I do not think the water has anything to do with it. I can draw on the sample map and it works correctly.
I am not sure what you mean by copy the pitted polygon. I have nothing to really select. I did not move the rampart to the water sheet. It kept all of the black dots.
As an interesting experiment, I used the paper fill and just drew a polygon on that rampart sheet. It behaved just like as if I used the tool. I then switched and drew a polygon on other sheets. All of them contained black dots.
I switched the fill from CA 158 Paper to another paper fill for a different style. That worked correctly.
So my guess is that this has something to do with the paper fills, but they seem perfectly fine when I open them. Although if that was the case, I would think the sample map would also draw incorrectly.
FYI, I have also tried making a new map and it has the same issue.
When I opened your map I saw the pits as you described them
I copied the pitted polygon to the WATER sheet by right clicking the hourglass and using the "Copy to sheet" option to copy it to the WATER sheet.
And got this result.
All it does is add a backing to the overlying polygon to separate it from the underlying one. Normally you have to then go and change the copy to be a solid colour that isn't in the texture, but it seems to work fine without that.

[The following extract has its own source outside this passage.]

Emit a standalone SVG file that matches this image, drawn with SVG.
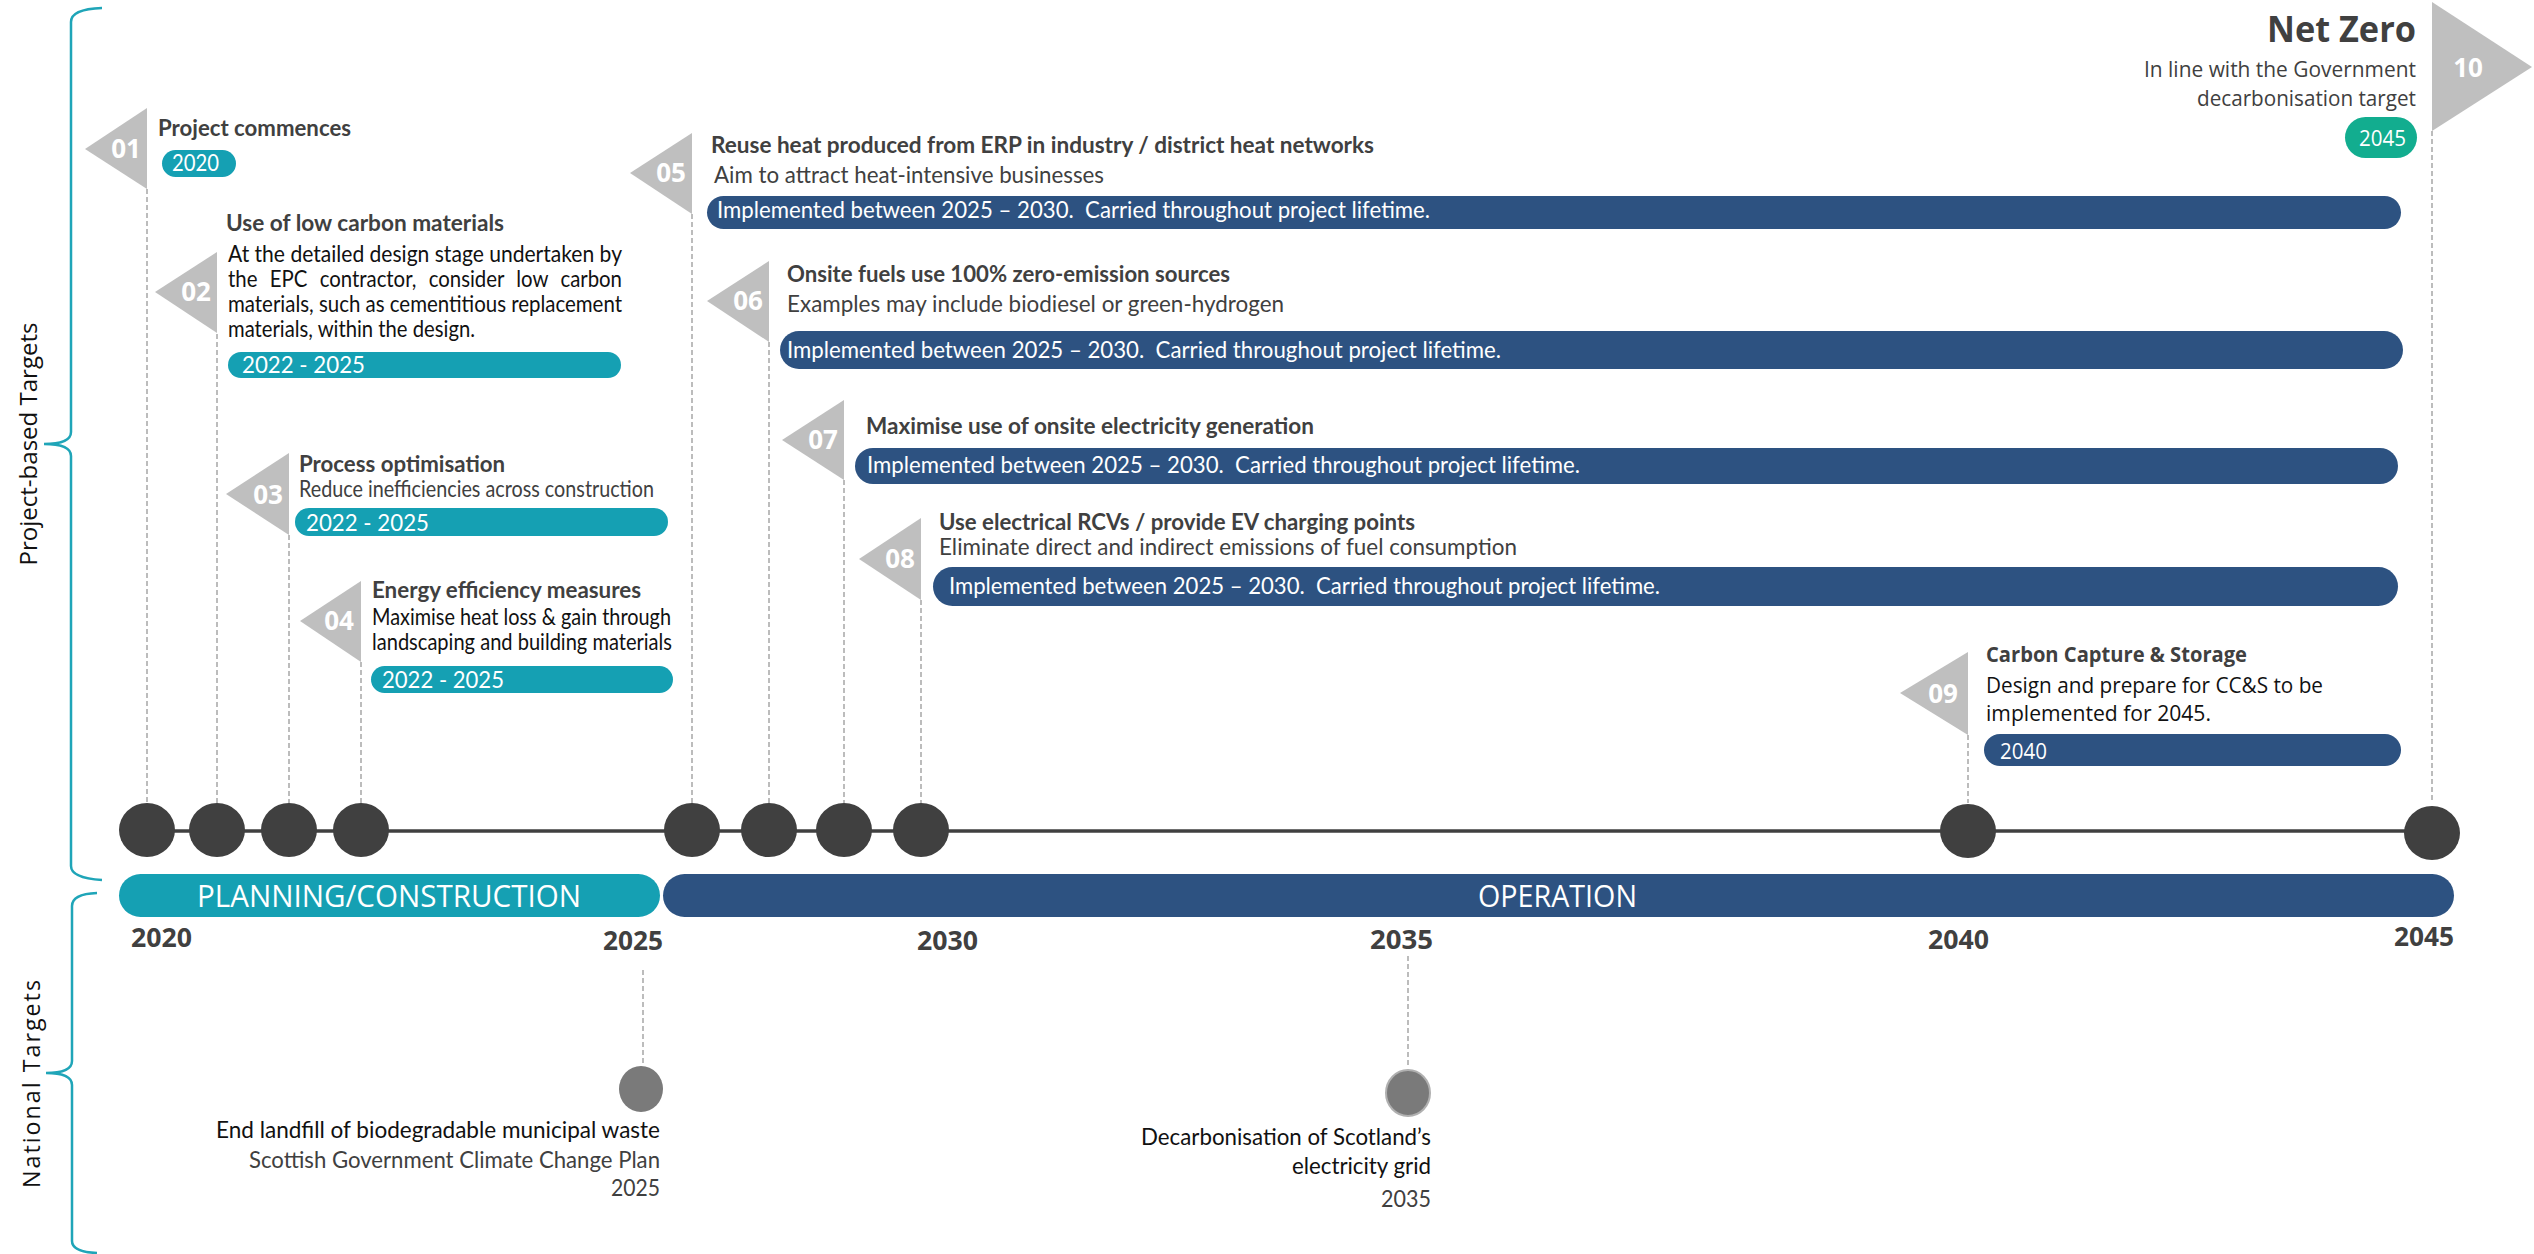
<svg xmlns="http://www.w3.org/2000/svg" width="2534" height="1254" viewBox="0 0 2534 1254">
<defs>
<style>
.tri{fill:#bfbfbf}
.num{font-family:"Open Sans",sans-serif;font-weight:700;font-size:26px;fill:#ffffff;text-anchor:middle}
.ttl{font-family:Lato,"Open Sans",sans-serif;font-weight:700;font-size:23px;fill:#404040}
.body{font-family:Lato,"Open Sans",sans-serif;font-size:23px;fill:#404040}
.blk{fill:#111111}
.teal{fill:#15a0b3}
.navy{fill:#2d5281}
.pill{font-family:Lato,"Open Sans",sans-serif;font-size:24px;fill:#ffffff}
.bar{font-family:Lato,"Open Sans",sans-serif;font-size:24px;fill:#ffffff;white-space:pre}
.yr{font-family:"Open Sans",sans-serif;font-weight:700;font-size:26px;fill:#404040}
.dash{stroke:#a6a6a6;stroke-width:1.5;stroke-dasharray:5 3;fill:none}
.dot{fill:#404040}
.brace{fill:none;stroke:#1fa5b8;stroke-width:2.5}
.side{font-family:"Open Sans",sans-serif;font-size:23px;fill:#111111;text-anchor:middle}
.wide{font-family:"Open Sans",sans-serif}
</style>
</defs>
<rect width="2534" height="1254" fill="#ffffff"/>

<g id="braces">
<path class="brace" d="M102,8 Q71,9 71,22 L71,432 Q71,444 44,444 Q71,444 71,456 L71,866 Q71,878 102,880"/>
<path class="brace" d="M97,893 Q72,894 72,906 L72,1061 Q72,1073 46,1073 Q72,1073 72,1085 L72,1241 Q72,1252 97,1253"/>
<text class="side" transform="translate(37,444) rotate(-90)" textLength="243" lengthAdjust="spacingAndGlyphs">Project-based Targets</text>
<text class="side" transform="translate(40,1083) rotate(-90)" textLength="210" lengthAdjust="spacingAndGlyphs" letter-spacing="2">National Targets</text>
</g>

<g id="connectors">
<line x1="147" y1="831" x2="2432" y2="831" stroke="#404040" stroke-width="3.5"/>
<line class="dash" x1="147" y1="189" x2="147" y2="803"/>
<line class="dash" x1="217" y1="334" x2="217" y2="803"/>
<line class="dash" x1="289" y1="535" x2="289" y2="803"/>
<line class="dash" x1="361" y1="662" x2="361" y2="803"/>
<line class="dash" x1="692" y1="214" x2="692" y2="803"/>
<line class="dash" x1="769" y1="342" x2="769" y2="803"/>
<line class="dash" x1="844" y1="480" x2="844" y2="803"/>
<line class="dash" x1="921" y1="600" x2="921" y2="803"/>
<line class="dash" x1="1968" y1="735" x2="1968" y2="803"/>
<line class="dash" x1="2432" y1="131" x2="2432" y2="803"/>
<line class="dash" x1="643" y1="970" x2="643" y2="1064"/>
<line class="dash" x1="1408" y1="956" x2="1408" y2="1068"/>
</g>

<g id="dots">
<ellipse class="dot" cx="147" cy="830" rx="28" ry="27"/>
<ellipse class="dot" cx="217" cy="830" rx="28" ry="27"/>
<ellipse class="dot" cx="289" cy="830" rx="28" ry="27"/>
<ellipse class="dot" cx="361" cy="830" rx="28" ry="27"/>
<ellipse class="dot" cx="692" cy="830" rx="28" ry="27"/>
<ellipse class="dot" cx="769" cy="830" rx="28" ry="27"/>
<ellipse class="dot" cx="844" cy="830" rx="28" ry="27"/>
<ellipse class="dot" cx="921" cy="830" rx="28" ry="27"/>
<ellipse class="dot" cx="1968" cy="831" rx="28" ry="27"/>
<ellipse class="dot" cx="2432" cy="833" rx="28" ry="27"/>
</g>

<g id="phases">
<rect class="teal" x="119" y="874" width="541" height="43" rx="21.5"/>
<rect class="navy" x="663" y="874" width="1791" height="43" rx="21.5"/>
<text class="wide" x="197" y="907" font-size="31" fill="#ffffff" textLength="384" lengthAdjust="spacingAndGlyphs">PLANNING/CONSTRUCTION</text>
<text class="wide" x="1478" y="907" font-size="31" fill="#ffffff" textLength="159" lengthAdjust="spacingAndGlyphs">OPERATION</text>
</g>

<g id="years">
<text class="yr" x="131" y="947" textLength="61" lengthAdjust="spacingAndGlyphs">2020</text>
<text class="yr" x="603" y="950" textLength="60" lengthAdjust="spacingAndGlyphs">2025</text>
<text class="yr" x="917" y="950" textLength="61" lengthAdjust="spacingAndGlyphs">2030</text>
<text class="yr" x="1370" y="949" textLength="63" lengthAdjust="spacingAndGlyphs">2035</text>
<text class="yr" x="1928" y="949" textLength="61" lengthAdjust="spacingAndGlyphs">2040</text>
<text class="yr" x="2394" y="946" textLength="60" lengthAdjust="spacingAndGlyphs">2045</text>
</g>

<g id="node01">
<polygon class="tri" points="147,108 85,149 147,189"/>
<text class="num" x="126" y="158">01</text>
<text class="ttl" x="158" y="136" textLength="193" lengthAdjust="spacingAndGlyphs">Project commences</text>
<rect class="teal" x="162" y="150" width="74" height="27" rx="13.5"/>
<text class="pill" x="172" y="171" font-size="22" textLength="47" lengthAdjust="spacingAndGlyphs">2020</text>
</g>

<g id="node02">
<polygon class="tri" points="217,252 155,292 217,333"/>
<text class="num" x="196" y="301">02</text>
<text class="ttl" x="226" y="231" textLength="278" lengthAdjust="spacingAndGlyphs">Use of low carbon materials</text>
<text class="body blk" x="228" y="262" textLength="394" lengthAdjust="spacingAndGlyphs">At the detailed design stage undertaken by</text>
<text class="body blk" x="228" y="287" textLength="394" lengthAdjust="spacingAndGlyphs" word-spacing="8">the EPC contractor, consider low carbon</text>
<text class="body blk" x="228" y="312" textLength="394" lengthAdjust="spacingAndGlyphs">materials, such as cementitious replacement</text>
<text class="body blk" x="228" y="337" textLength="247" lengthAdjust="spacingAndGlyphs">materials, within the design.</text>
<rect class="teal" x="228" y="352" width="393" height="26" rx="13"/>
<text class="pill" x="242" y="373" textLength="123" lengthAdjust="spacingAndGlyphs">2022 - 2025</text>
</g>

<g id="node03">
<polygon class="tri" points="289,453 226,494 289,535"/>
<text class="num" x="268" y="504">03</text>
<text class="ttl" x="299" y="472" textLength="206" lengthAdjust="spacingAndGlyphs">Process optimisation</text>
<text class="body" x="299" y="497" textLength="355" lengthAdjust="spacingAndGlyphs">Reduce inefficiencies across construction</text>
<rect class="teal" x="295" y="508" width="373" height="28" rx="14"/>
<text class="pill" x="306" y="531" textLength="123" lengthAdjust="spacingAndGlyphs">2022 - 2025</text>
</g>

<g id="node04">
<polygon class="tri" points="361,581 300,621 361,662"/>
<text class="num" x="339" y="630">04</text>
<text class="ttl" x="372" y="598" textLength="269" lengthAdjust="spacingAndGlyphs">Energy efficiency measures</text>
<text class="body blk" x="372" y="625" textLength="299" lengthAdjust="spacingAndGlyphs">Maximise heat loss &amp; gain through</text>
<text class="body blk" x="372" y="650" textLength="300" lengthAdjust="spacingAndGlyphs">landscaping and building materials</text>
<rect class="teal" x="371" y="666" width="302" height="27" rx="13.5"/>
<text class="pill" x="382" y="688" textLength="122" lengthAdjust="spacingAndGlyphs">2022 - 2025</text>
</g>

<g id="node05">
<polygon class="tri" points="692,133 630,173 692,214"/>
<text class="num" x="671" y="182">05</text>
<text class="ttl" x="711" y="153" textLength="663" lengthAdjust="spacingAndGlyphs">Reuse heat produced from ERP in industry / district heat networks</text>
<text class="body" x="714" y="183" textLength="390" lengthAdjust="spacingAndGlyphs">Aim to attract heat-intensive businesses</text>
<rect class="navy" x="707" y="196" width="1694" height="33" rx="16.5"/>
<text class="bar" xml:space="preserve" x="717" y="218" textLength="713" lengthAdjust="spacingAndGlyphs">Implemented between 2025 – 2030.  Carried throughout project lifetime.</text>
</g>

<g id="node06">
<polygon class="tri" points="769,261 707,301 769,342"/>
<text class="num" x="748" y="310">06</text>
<text class="ttl" x="787" y="282" textLength="443" lengthAdjust="spacingAndGlyphs">Onsite fuels use 100% zero-emission sources</text>
<text class="body" x="787" y="312" textLength="497" lengthAdjust="spacingAndGlyphs">Examples may include biodiesel or green-hydrogen</text>
<rect class="navy" x="780" y="331" width="1623" height="38" rx="19"/>
<text class="bar" xml:space="preserve" x="787" y="358" textLength="714" lengthAdjust="spacingAndGlyphs">Implemented between 2025 – 2030.  Carried throughout project lifetime.</text>
</g>

<g id="node07">
<polygon class="tri" points="844,400 782,440 844,480"/>
<text class="num" x="823" y="449">07</text>
<text class="ttl" x="866" y="434" textLength="448" lengthAdjust="spacingAndGlyphs">Maximise use of onsite electricity generation</text>
<rect class="navy" x="855" y="448" width="1543" height="36" rx="18"/>
<text class="bar" xml:space="preserve" x="867" y="473" textLength="713" lengthAdjust="spacingAndGlyphs">Implemented between 2025 – 2030.  Carried throughout project lifetime.</text>
</g>

<g id="node08">
<polygon class="tri" points="921,518 859,559 921,600"/>
<text class="num" x="900" y="568">08</text>
<text class="ttl" x="939" y="530" textLength="476" lengthAdjust="spacingAndGlyphs">Use electrical RCVs / provide EV charging points</text>
<text class="body" x="939" y="555" textLength="578" lengthAdjust="spacingAndGlyphs">Eliminate direct and indirect emissions of fuel consumption</text>
<rect class="navy" x="933" y="567" width="1465" height="39" rx="19.5"/>
<text class="bar" xml:space="preserve" x="949" y="594" textLength="711" lengthAdjust="spacingAndGlyphs">Implemented between 2025 – 2030.  Carried throughout project lifetime.</text>
</g>

<g id="node09">
<polygon class="tri" points="1968,652 1900,693 1968,735"/>
<text class="num" x="1943" y="703">09</text>
<text class="wide" x="1986" y="662" font-size="21" font-weight="700" fill="#404040" textLength="261" lengthAdjust="spacingAndGlyphs">Carbon Capture &amp; Storage</text>
<text class="wide" x="1986" y="693" font-size="22" fill="#111111" textLength="337" lengthAdjust="spacingAndGlyphs">Design and prepare for CC&amp;S to be</text>
<text class="wide" x="1986" y="721" font-size="22" fill="#111111" textLength="225" lengthAdjust="spacingAndGlyphs">implemented for 2045.</text>
<rect class="navy" x="1984" y="734" width="417" height="32" rx="16"/>
<text class="wide" x="2000" y="759" font-size="21" fill="#ffffff" textLength="47" lengthAdjust="spacingAndGlyphs">2040</text>
</g>

<g id="node10">
<polygon class="tri" points="2432,2 2532,67 2432,131"/>
<text class="num" x="2468" y="77">10</text>
<text class="wide" x="2416" y="42" font-size="36" font-weight="700" fill="#404040" text-anchor="end" textLength="149" lengthAdjust="spacingAndGlyphs">Net Zero</text>
<text class="wide" x="2416" y="77" font-size="22" fill="#404040" text-anchor="end" textLength="272" lengthAdjust="spacingAndGlyphs">In line with the Government</text>
<text class="wide" x="2416" y="106" font-size="22" fill="#404040" text-anchor="end" textLength="219" lengthAdjust="spacingAndGlyphs">decarbonisation target</text>
<rect x="2345" y="117" width="72" height="41" rx="20.5" fill="#12ad8f"/>
<text class="wide" x="2359" y="146" font-size="21" fill="#ffffff" textLength="47" lengthAdjust="spacingAndGlyphs">2045</text>
</g>

<g id="national2025">
<ellipse cx="641" cy="1089" rx="22" ry="23" fill="#7a7a7a"/>
<text class="body blk" x="660" y="1138" text-anchor="end" textLength="444" lengthAdjust="spacingAndGlyphs">End landfill of biodegradable municipal waste</text>
<text class="body" x="660" y="1168" text-anchor="end" textLength="411" lengthAdjust="spacingAndGlyphs">Scottish Government Climate Change Plan</text>
<text class="body" x="660" y="1196" text-anchor="end" textLength="49" lengthAdjust="spacingAndGlyphs">2025</text>
</g>

<g id="national2035">
<ellipse cx="1408" cy="1093" rx="22" ry="23" fill="#7a7a7a" stroke="#b0b0b0" stroke-width="2"/>
<text class="body blk" x="1431" y="1145" text-anchor="end" textLength="290" lengthAdjust="spacingAndGlyphs">Decarbonisation of Scotland’s</text>
<text class="body blk" x="1431" y="1174" text-anchor="end" textLength="139" lengthAdjust="spacingAndGlyphs">electricity grid</text>
<text class="body" x="1431" y="1207" text-anchor="end" textLength="50" lengthAdjust="spacingAndGlyphs">2035</text>
</g>
</svg>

Transparency acne (the pitting) happens when the same or similar textures are used on top of one another on different sheets and the overlying sheet has either an Edge Fade Inner or one of the bevels on it. The rendering engine finds the edges of the polygon on the topmost of the two sheets by comparing the pixels with those underneath it. Where those pixels are the same it interprets an edge. So if the pixel in the top polygon is the same colour as the underlying one the rendering engine sees a pinhole, and will apply the sheet effects to the edges of that hole. It looks particularly bad with this texture because there is quite a pronounced bevel effect on the upper sheet, which is being applied to all those little pinholes right across the polygon.
The reason these pinholes tend to shift around as you zoom in and out is because CC3 is switching between the different resolutions of the textures and the pinholes will appear in different places on the different resolutions where different pixels suddenly match colour and others become different again.
The copy polygon is a backing sheet to separate those two to make sure the pixels don't match. Normally, and logically, you then use change properties on that copy to make sure it's a different colour so that none of the pixels match, but sometimes a straightforward copy is all it takes
Weird. I got that to work. Also, if I just draw water then it works as well.
Since people are likely to put rampart 2 on rampart 1, then perhaps there should be some note added to the PDF for the annual? I haven't run into this before. I can actually see the pitted texture possibly being useful, but not here.
I can actually see the pitted texture possibly being useful, but not here.
Unfortunately, as Sue mentioned, the appearance of the acne-pitted texture changes as you zoom in or out to the map, and you may find too that it appears different again when you prepare an exported image (resolution-dependent). This makes it difficult to rely on this appearance when drawing maps.
But I do think that one of the mountain bitmap fills, which is basically bumps of different shapes in the fill, is an excellent idea.